Short problem: Your job is to retype all of the data word for word, leaving every image out.

Source data:
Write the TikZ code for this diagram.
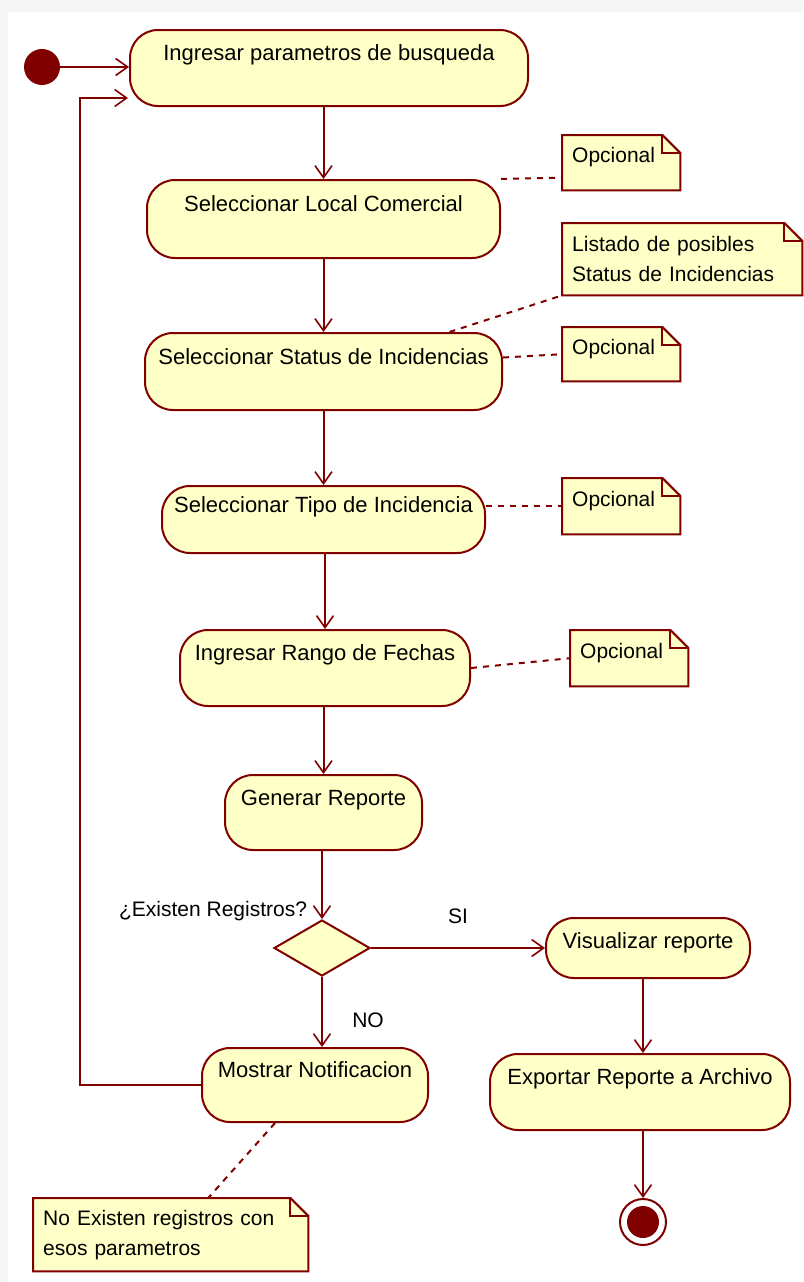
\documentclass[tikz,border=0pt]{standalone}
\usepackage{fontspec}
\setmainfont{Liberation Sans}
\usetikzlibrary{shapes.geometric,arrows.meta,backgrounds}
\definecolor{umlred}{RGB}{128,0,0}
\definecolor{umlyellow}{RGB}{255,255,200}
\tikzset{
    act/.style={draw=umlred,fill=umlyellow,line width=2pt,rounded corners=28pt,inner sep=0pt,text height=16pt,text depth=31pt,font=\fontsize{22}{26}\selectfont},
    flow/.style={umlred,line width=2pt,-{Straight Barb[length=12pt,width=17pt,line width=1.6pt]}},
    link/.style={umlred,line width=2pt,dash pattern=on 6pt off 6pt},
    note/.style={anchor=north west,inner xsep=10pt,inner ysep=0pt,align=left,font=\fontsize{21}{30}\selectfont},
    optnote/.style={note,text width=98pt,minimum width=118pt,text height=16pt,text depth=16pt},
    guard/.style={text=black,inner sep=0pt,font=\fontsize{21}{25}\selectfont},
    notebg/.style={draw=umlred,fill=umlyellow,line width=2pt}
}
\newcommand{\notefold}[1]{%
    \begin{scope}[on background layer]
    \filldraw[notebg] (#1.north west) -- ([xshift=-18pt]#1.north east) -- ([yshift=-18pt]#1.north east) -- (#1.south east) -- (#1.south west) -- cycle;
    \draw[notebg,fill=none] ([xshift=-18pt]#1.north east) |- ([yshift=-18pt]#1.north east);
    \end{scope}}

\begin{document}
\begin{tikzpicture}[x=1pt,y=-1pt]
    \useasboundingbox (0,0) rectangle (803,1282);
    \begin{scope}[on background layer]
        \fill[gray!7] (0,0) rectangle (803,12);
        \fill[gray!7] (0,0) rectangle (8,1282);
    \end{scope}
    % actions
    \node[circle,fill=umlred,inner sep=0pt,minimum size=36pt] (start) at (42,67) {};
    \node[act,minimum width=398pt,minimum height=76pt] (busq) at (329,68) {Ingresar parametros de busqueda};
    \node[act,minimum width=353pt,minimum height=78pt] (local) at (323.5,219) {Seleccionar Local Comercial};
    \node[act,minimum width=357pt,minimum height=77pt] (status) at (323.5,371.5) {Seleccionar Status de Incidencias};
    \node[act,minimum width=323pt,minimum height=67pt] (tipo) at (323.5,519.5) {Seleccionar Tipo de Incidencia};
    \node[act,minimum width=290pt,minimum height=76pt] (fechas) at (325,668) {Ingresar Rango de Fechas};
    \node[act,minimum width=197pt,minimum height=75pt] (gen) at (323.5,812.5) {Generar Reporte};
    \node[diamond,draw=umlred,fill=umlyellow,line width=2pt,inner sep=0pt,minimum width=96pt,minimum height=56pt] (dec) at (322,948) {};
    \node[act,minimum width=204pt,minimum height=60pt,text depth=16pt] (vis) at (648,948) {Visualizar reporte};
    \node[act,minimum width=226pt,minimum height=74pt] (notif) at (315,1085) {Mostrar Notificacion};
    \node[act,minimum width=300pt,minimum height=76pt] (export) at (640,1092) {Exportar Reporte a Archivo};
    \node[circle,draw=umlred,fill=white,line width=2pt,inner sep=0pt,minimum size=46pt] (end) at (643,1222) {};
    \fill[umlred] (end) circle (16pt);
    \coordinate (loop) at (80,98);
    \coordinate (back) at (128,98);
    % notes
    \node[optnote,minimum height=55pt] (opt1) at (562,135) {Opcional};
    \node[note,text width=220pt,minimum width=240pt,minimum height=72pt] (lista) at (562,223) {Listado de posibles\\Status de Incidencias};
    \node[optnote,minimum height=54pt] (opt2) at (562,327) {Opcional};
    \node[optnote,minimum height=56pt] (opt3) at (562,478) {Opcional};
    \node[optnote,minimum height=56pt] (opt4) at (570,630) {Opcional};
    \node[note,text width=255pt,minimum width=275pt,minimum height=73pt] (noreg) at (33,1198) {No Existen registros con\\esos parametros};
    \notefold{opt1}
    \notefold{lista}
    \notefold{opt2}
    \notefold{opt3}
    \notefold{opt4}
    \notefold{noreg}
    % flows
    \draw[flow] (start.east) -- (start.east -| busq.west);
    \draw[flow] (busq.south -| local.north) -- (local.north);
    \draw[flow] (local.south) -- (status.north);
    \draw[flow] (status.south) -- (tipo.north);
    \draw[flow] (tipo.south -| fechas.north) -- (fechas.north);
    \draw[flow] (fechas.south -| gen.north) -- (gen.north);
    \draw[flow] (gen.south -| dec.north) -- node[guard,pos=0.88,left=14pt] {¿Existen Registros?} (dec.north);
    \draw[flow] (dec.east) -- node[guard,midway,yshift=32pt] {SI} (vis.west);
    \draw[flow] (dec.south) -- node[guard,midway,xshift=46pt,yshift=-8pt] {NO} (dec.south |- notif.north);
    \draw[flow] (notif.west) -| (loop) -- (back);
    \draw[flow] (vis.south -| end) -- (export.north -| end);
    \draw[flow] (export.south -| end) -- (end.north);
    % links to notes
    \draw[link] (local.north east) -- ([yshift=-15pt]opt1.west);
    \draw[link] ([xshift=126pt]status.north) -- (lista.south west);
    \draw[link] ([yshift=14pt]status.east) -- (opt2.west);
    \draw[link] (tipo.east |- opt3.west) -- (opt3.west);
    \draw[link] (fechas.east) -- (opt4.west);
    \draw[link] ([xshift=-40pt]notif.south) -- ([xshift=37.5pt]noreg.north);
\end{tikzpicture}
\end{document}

Finished exercise:
Write the TikZ code for this diagram.
\documentclass[tikz,border=0pt]{standalone}
\usepackage{fontspec}
\setmainfont{Liberation Sans}
\usetikzlibrary{shapes.geometric,arrows.meta,backgrounds}
\definecolor{umlred}{RGB}{128,0,0}
\definecolor{umlyellow}{RGB}{255,255,200}
\tikzset{
    act/.style={draw=umlred,fill=umlyellow,line width=2pt,rounded corners=28pt,inner sep=0pt,text height=16pt,text depth=31pt,font=\fontsize{22}{26}\selectfont},
    flow/.style={umlred,line width=2pt,-{Straight Barb[length=12pt,width=17pt,line width=1.6pt]}},
    link/.style={umlred,line width=2pt,dash pattern=on 6pt off 6pt},
    note/.style={anchor=north west,inner xsep=10pt,inner ysep=0pt,align=left,font=\fontsize{21}{30}\selectfont},
    optnote/.style={note,text width=98pt,minimum width=118pt,text height=16pt,text depth=16pt},
    guard/.style={text=black,inner sep=0pt,font=\fontsize{21}{25}\selectfont},
    notebg/.style={draw=umlred,fill=umlyellow,line width=2pt}
}
\newcommand{\notefold}[1]{%
    \begin{scope}[on background layer]
    \filldraw[notebg] (#1.north west) -- ([xshift=-18pt]#1.north east) -- ([yshift=-18pt]#1.north east) -- (#1.south east) -- (#1.south west) -- cycle;
    \draw[notebg,fill=none] ([xshift=-18pt]#1.north east) |- ([yshift=-18pt]#1.north east);
    \end{scope}}

\begin{document}
\begin{tikzpicture}[x=1pt,y=-1pt]
    \useasboundingbox (0,0) rectangle (803,1282);
    \begin{scope}[on background layer]
        \fill[gray!7] (0,0) rectangle (803,12);
        \fill[gray!7] (0,0) rectangle (8,1282);
    \end{scope}
    % actions
    \node[circle,fill=umlred,inner sep=0pt,minimum size=36pt] (start) at (42,67) {};
    \node[act,minimum width=398pt,minimum height=76pt] (busq) at (329,68) {Ingresar parametros de busqueda};
    \node[act,minimum width=353pt,minimum height=78pt] (local) at (323.5,219) {Seleccionar Local Comercial};
    \node[act,minimum width=357pt,minimum height=77pt] (status) at (323.5,371.5) {Seleccionar Status de Incidencias};
    \node[act,minimum width=323pt,minimum height=67pt] (tipo) at (323.5,519.5) {Seleccionar Tipo de Incidencia};
    \node[act,minimum width=290pt,minimum height=76pt] (fechas) at (325,668) {Ingresar Rango de Fechas};
    \node[act,minimum width=197pt,minimum height=75pt] (gen) at (323.5,812.5) {Generar Reporte};
    \node[diamond,draw=umlred,fill=umlyellow,line width=2pt,inner sep=0pt,minimum width=96pt,minimum height=56pt] (dec) at (322,948) {};
    \node[act,minimum width=204pt,minimum height=60pt,text depth=16pt] (vis) at (648,948) {Visualizar reporte};
    \node[act,minimum width=226pt,minimum height=74pt] (notif) at (315,1085) {Mostrar Notificacion};
    \node[act,minimum width=300pt,minimum height=76pt] (export) at (640,1092) {Exportar Reporte a Archivo};
    \node[circle,draw=umlred,fill=white,line width=2pt,inner sep=0pt,minimum size=46pt] (end) at (643,1222) {};
    \fill[umlred] (end) circle (16pt);
    \coordinate (loop) at (80,98);
    \coordinate (back) at (128,98);
    % notes
    \node[optnote,minimum height=55pt] (opt1) at (562,135) {Opcional};
    \node[note,text width=220pt,minimum width=240pt,minimum height=72pt] (lista) at (562,223) {Listado de posibles\\Status de Incidencias};
    \node[optnote,minimum height=54pt] (opt2) at (562,327) {Opcional};
    \node[optnote,minimum height=56pt] (opt3) at (562,478) {Opcional};
    \node[optnote,minimum height=56pt] (opt4) at (570,630) {Opcional};
    \node[note,text width=255pt,minimum width=275pt,minimum height=73pt] (noreg) at (33,1198) {No Existen registros con\\esos parametros};
    \notefold{opt1}
    \notefold{lista}
    \notefold{opt2}
    \notefold{opt3}
    \notefold{opt4}
    \notefold{noreg}
    % flows
    \draw[flow] (start.east) -- (start.east -| busq.west);
    \draw[flow] (busq.south -| local.north) -- (local.north);
    \draw[flow] (local.south) -- (status.north);
    \draw[flow] (status.south) -- (tipo.north);
    \draw[flow] (tipo.south -| fechas.north) -- (fechas.north);
    \draw[flow] (fechas.south -| gen.north) -- (gen.north);
    \draw[flow] (gen.south -| dec.north) -- node[guard,pos=0.88,left=14pt] {¿Existen Registros?} (dec.north);
    \draw[flow] (dec.east) -- node[guard,midway,yshift=32pt] {SI} (vis.west);
    \draw[flow] (dec.south) -- node[guard,midway,xshift=46pt,yshift=-8pt] {NO} (dec.south |- notif.north);
    \draw[flow] (notif.west) -| (loop) -- (back);
    \draw[flow] (vis.south -| end) -- (export.north -| end);
    \draw[flow] (export.south -| end) -- (end.north);
    % links to notes
    \draw[link] (local.north east) -- ([yshift=-15pt]opt1.west);
    \draw[link] ([xshift=126pt]status.north) -- (lista.south west);
    \draw[link] ([yshift=14pt]status.east) -- (opt2.west);
    \draw[link] (tipo.east |- opt3.west) -- (opt3.west);
    \draw[link] (fechas.east) -- (opt4.west);
    \draw[link] ([xshift=-40pt]notif.south) -- ([xshift=37.5pt]noreg.north);
\end{tikzpicture}
\end{document}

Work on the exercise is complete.